La vie dans le sac ou les voleurs de moi



Texte écrit pour l’hotel Palazzo Marigliano, Albergo Del Purgatorio, Naples.

Voyage | Martine Estrade | Literary Garden

En voyage chacun peut à tout moment éprouver la hantise de n’être pas un individu singulier. Les expériences vécues peuvent être intenses et bizarres, à l’origine d’une inquiétante étrangeté, parce qu’elles entrent en résonance avec la trace d’événements enfouis. L’homme moderne sacralise ses loisirs et leur confie la fonction d’assimiler mentalement les expériences psychiques antérieures de sa vie. En voyage, on ne part pas vierge de sa vie antérieure, si on en met à distance la dimension répétitive et déplaisante pour donner à l’esprit la possibilité de fonctionner autrement ainsi qu’il en est également dans le rêve du dormeur.

Etre au bord de la Différence, sans y chuter, sans perdre son identité propre, exposer le sentiment d’identité à la flamme de la transformation sans que le noyau dur ne s’en trouve altéré, tel serait le but du voyage à l’étranger.

Mais voilà, exposé à un tel remous identitaire le voyageur tente de façon enfantine de se rassurer en gardant sur lui, en tous lieux, les traces matérielles de sa vie là bas dans l’autre Ville : clés de son appartement voire de son véhicule, cartes de crédits, papiers attestant de sa protection sociale, de son identité, de son droit à conduire un véhicule, tous documents importants pour lui. S’ajouteront dans le sac les clés du nouveau home trouvé dans la ville étrangère, du véhicule emprunté, voire billets d’avion de retour. Autrement dit la vie dans le sac.

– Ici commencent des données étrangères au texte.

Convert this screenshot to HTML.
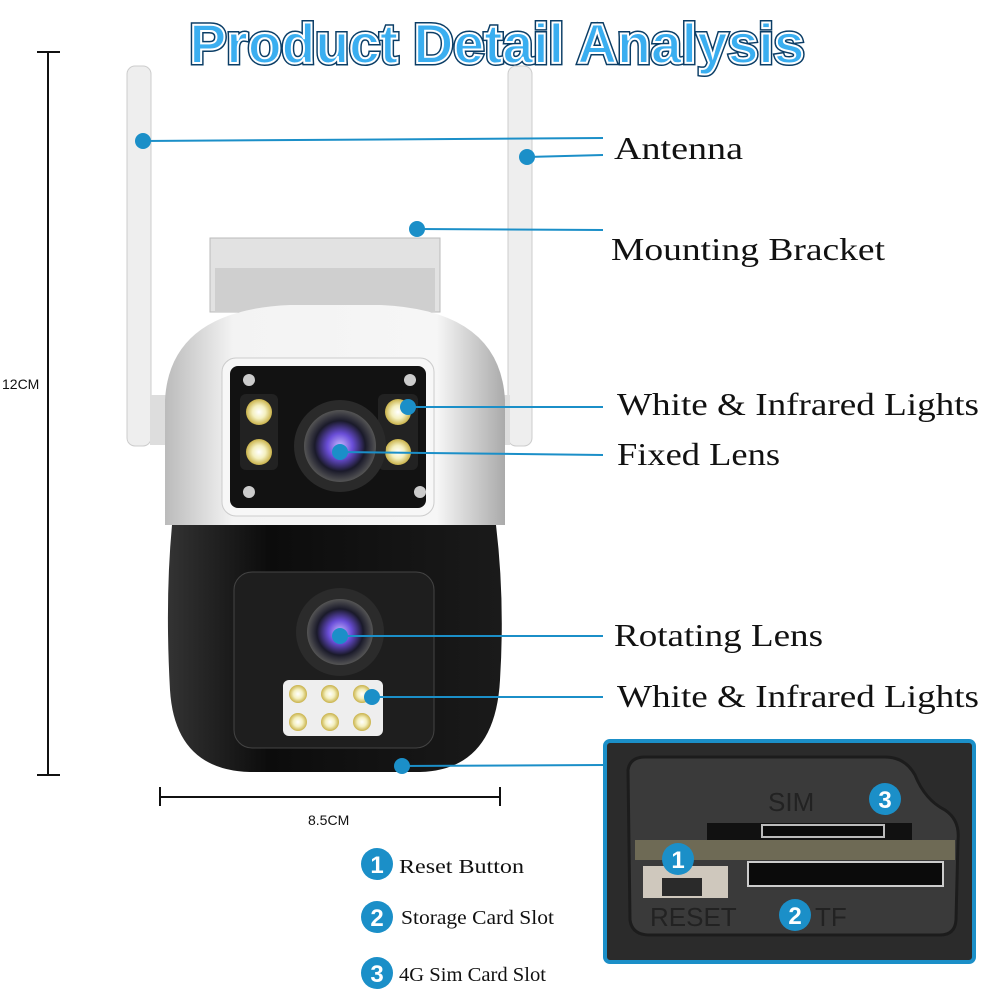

A Naples, voler peut être un art, enseigné de père en fils, la ville est pauvre et les codes d’honneur sont en vigueur dans la pratique de ceux qui volent pour vivre. Une certaine communauté de pratique également. Tel qui vous aura vu retirer de l’argent à un distributeur préviendra un comparse posté dans la rue suivante que vous emprunterez lequel vous dérobera votre sac presque sans heurts au moment où vous ne l’attendrez pas. A Naples, on ne vole que les étrangers, les seuls d’ailleurs à avoir de l’argent, à se promener avec un sac. L’habileté est souvent extrême, c’est une profession, il y a des règles, une technique sûre.

Il n’est pas envisageable que le visiteur étranger puisse éviter le vol d’un sac, d’ailleurs passer son temps à le surveiller serait gâcher le temps consacré au voyage. Pourquoi alors ne pas laisser à l’hôtel bijoux, sac, pochettes, et tous ces objets et documents qui garantissent l’identité dans l’autre ville mais sont lors de la promenade dans la ville si inutilement encombrants et dangereusement exposés.

Ne pourrait on imaginer que le voyageur de passage dans l’hôtel déléguerait au lieu qui va l’héberger la fonction de gardien de ces objets du moi et pourrait ainsi vivre librement et sans crainte, au hasard de sa rêverie et de ses désirs éveillés, son errance dans la ville, sa vibration harmonique, la rencontre avec l’humanité chaleureuse et démunie qui la peuple ?

Ne rien avoir d’important sur soi fait appréhender la liberté vraie du voyage.